News Release, Kansas Geological Survey, June 20, 2016
LAWRENCE--Four University of Kansas students received outstanding achievement awards in early May from the Kansas Geological Survey (KGS), based on KU's West Campus.
Sarah Morton, a PhD student in civil engineering from Oxford, Connecticut, received the William W. Hambleton Student Research Award. As a graduate research assistant in the KGS Exploration Services section, Morton is helping improve non-invasive seismic techniques used to characterize rock and soil structures down to about 300 feet deep. Using surface-wave seismic methods, scientists create sound waves to measure their underground movement. Because sound waves travel through different rock types, sediments, and fluids in distinct ways, the measurements can be used to interpret underground conditions and material properties. Morton's work is being used to detect abandoned limestone mines in south-central Kansas and lead and zinc mines in the recently dismantled southeast Kansas town of Treece, where lead levels run high and underground voids cause sinkholes. She also is involved with tunnel detection research in Arizona sponsored by the U.S. Army. The Hambleton award is named for the KGS's director from 1970 to 1986 and is given for excellence in research as demonstrated by outstanding writing or oral presentation.
Sarah Child, a PhD student in geology from New Lisbon, New York, received the Jack Dangermond/Esri Geospatial Technologies Student Award. A member of the KGS Cartographic Services unit, Child is helping standardize the state's geologic databases to make them more accessible to researchers and the public. She also has created an automated template containing GIS data used on Kansas geologic maps. A GIS (geographic information system) is a combination of computer hardware, software, and data used to collect, interpret, manage, and display all types of geographically referenced information. The template, which includes the location of roads, rivers, railroads, and towns, saves hundreds of hours of data compilation. The Dangermond award was established by Jack Dangermond, president of the Environmental Systems Research Institute, Inc. (Esri), to recognize student accomplishments in the application of geospatial technologies.

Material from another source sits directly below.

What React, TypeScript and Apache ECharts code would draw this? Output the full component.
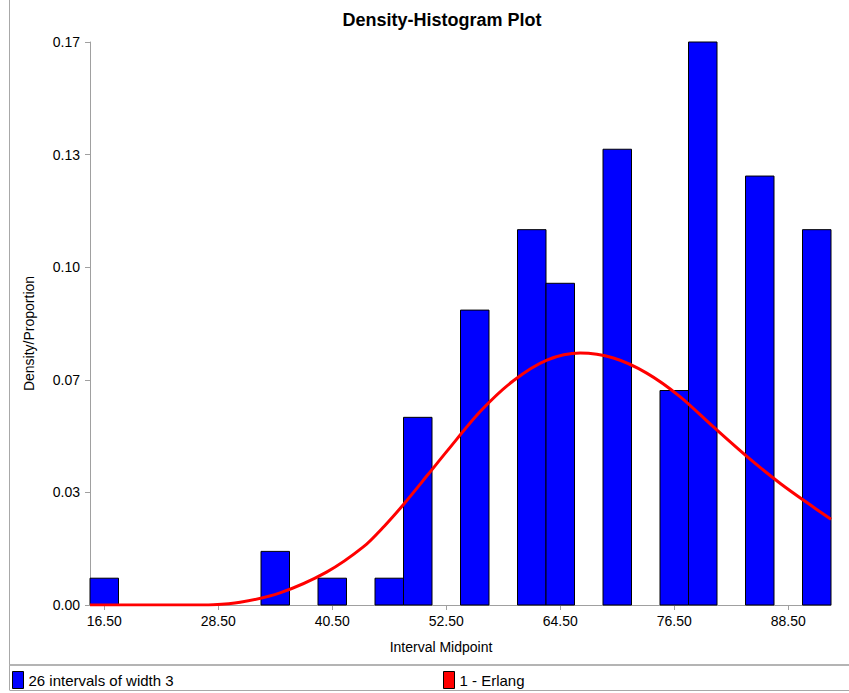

Cassidy Nelson, an undergraduate student in geology from Council Grove, Kansas, received the Norman Plummer Outstanding Student Award. As a data entry assistant in the KGS Data Resources Library, Nelson enters and archives data from water well and oil and gas well records submitted to the state and clarifies the data for researchers and the public. To ensure accuracy, he contacts drillers for missing information and provides quality control. The library houses records for more than 450,000 oil and gas wells and 250,000 water wells. Nelson also works in the KGS Drill Core Library, the repository for rock cores and samples from more than 4,000 bore holes drilled in Kansas for oil and gas exploration or geologic investigations. Through careful scrutiny, he has identified and inventoried cores that were previously useless because they were not linked to specific locations. Norman Plummer was a KGS staff member from 1936 to 1969.
Joey Fontana, a master's student in geology and geophysics from Mandeville, Louisiana, received the Lee C. and Darcy Gerhard Field Research Student Award. As a graduate research assistant in the KGS Exploration Services section, Fontana has worked with crews gathering seismic data in two regions of the state where catastrophic sinkholes have occurred. To help ensure public safety, the KGS is monitoring a solution well field near Hutchinson where dissolution of underground salt has caused surface subsidence and over abandoned lead and zinc mines underlying U.S. 69 in southeast Kansas. Fontana has also worked on a project mapping faults in Oregon and verified the quality of seismic data collected at the U.S. Army's Yuma Proving Grounds in Arizona. The Gerhard award is named for the KGS's director from 1987 to 1999 and his wife.
The Kansas Geological Survey studies and provides information on the state's geologic resources and hazards, particularly ground water, oil, natural gas, and other minerals. It employs approximately 35 students. The recipients were presented cash awards and certificates.